The conclusion to be drawn from that is that other people, or other factors, had more say in what went wrong at Collingwood than the senior coach.

What change at the club looks like now is difficult to know. Other figures will change around the club – the CEO has already gone – but the next changes will not just be about personnel.

“Change doesn’t necessarily mean sack this person sack that person, it could be and it will be, different structuring, resource an area better that we haven’t resourced before,” said football director Geoff Walsh who authored the review into the football department.

“What sort of change there will be it will be varied in a number of areas but it does not mean necessarily we are clearing the decks – far from it.”

He added: “(Buckley) is not perfect he knows that, we know that, but the really strong encouraging thing for me again was Nathan’s willingness to engage in that feedback himself.”

McGuire admitted that he and the board did cast an inquisitive rather than a longing eye about at potential alternative coaches and concluded they should stop flirting and remain faithful to the one they were with.
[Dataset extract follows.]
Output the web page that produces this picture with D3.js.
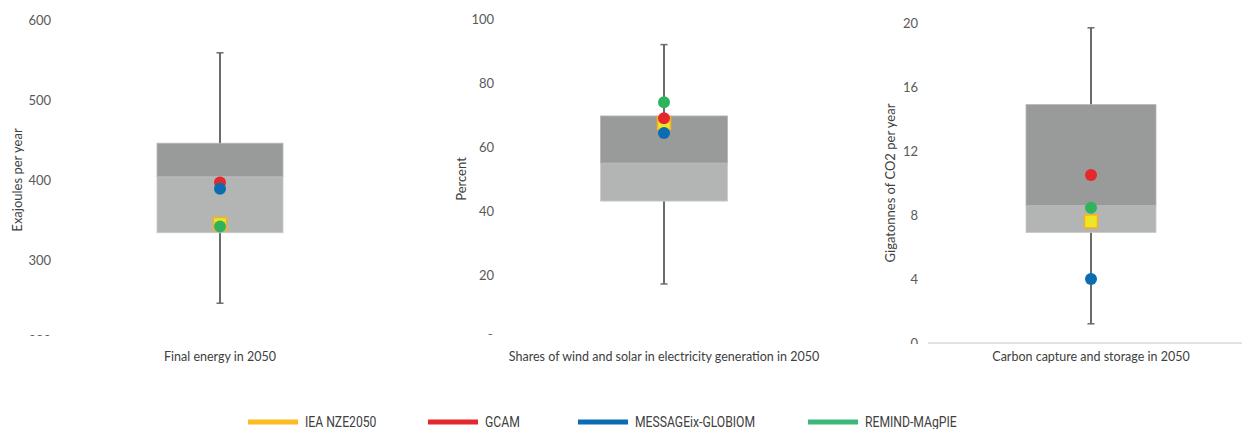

The review correctly noted that Buckley had been overseen by five different football directors in six years. Buckley was not responsible for that ??? but someone was.

Will the board strongly assess why this occurred and why the environment around the coach was allowed to be so transient? Graeme Allen’s short term appointment for instance was made in the knowledge of a possible and looming suspension.

McGuire raised Mick Malthouse’s decision not to stay on in an overseer role with Buckley and then Rodney Eade’s decision to leave to coach the Suns as examples of unexpected hurdles. Malthouse did leave six years ago, Eade three years ago, there was time to get it right.

Given the review noted that mistakes had been made and changes were needed the question now is what are those changes?

It is expected list manager Derek Hine will be asked to remain though an overhaul of the department seems likely. Hine has been criticised for the state of the list but recognition must also be made of the fact he built most of the 2010 premiership side and drafted players like Mason Cox and Jarrod Witts from outside the regular pathways.

Investment will be made in some areas. For instance Buckley will now get a director of coaching or strategy to change the voices around him.

“We haven’t gone down that path before but certainly I know we will investigate ideas like that that can bring better, fresher, newer, ideas to the table. I am confident the senior coach won’t operate in a vacuum,” he said.

Buckley said that as a matter of urgency he and Walsh would speak with the out of contract football staff about their futures. Scott Burns has already left to join Alastair Clarkson at Hawthorn.

Craig Macrae was highly rated in player development at Collingwood and since his move to Richmond the Tigers young players have blossomed. The investment in that department at Collingwood, especially with such a young list, is expected to increase.

Buckley said the club had brought on its restructure and had expected to bounce sooner than they had but he was sure they had now bottomed out. He and the Magpies will hope he is right.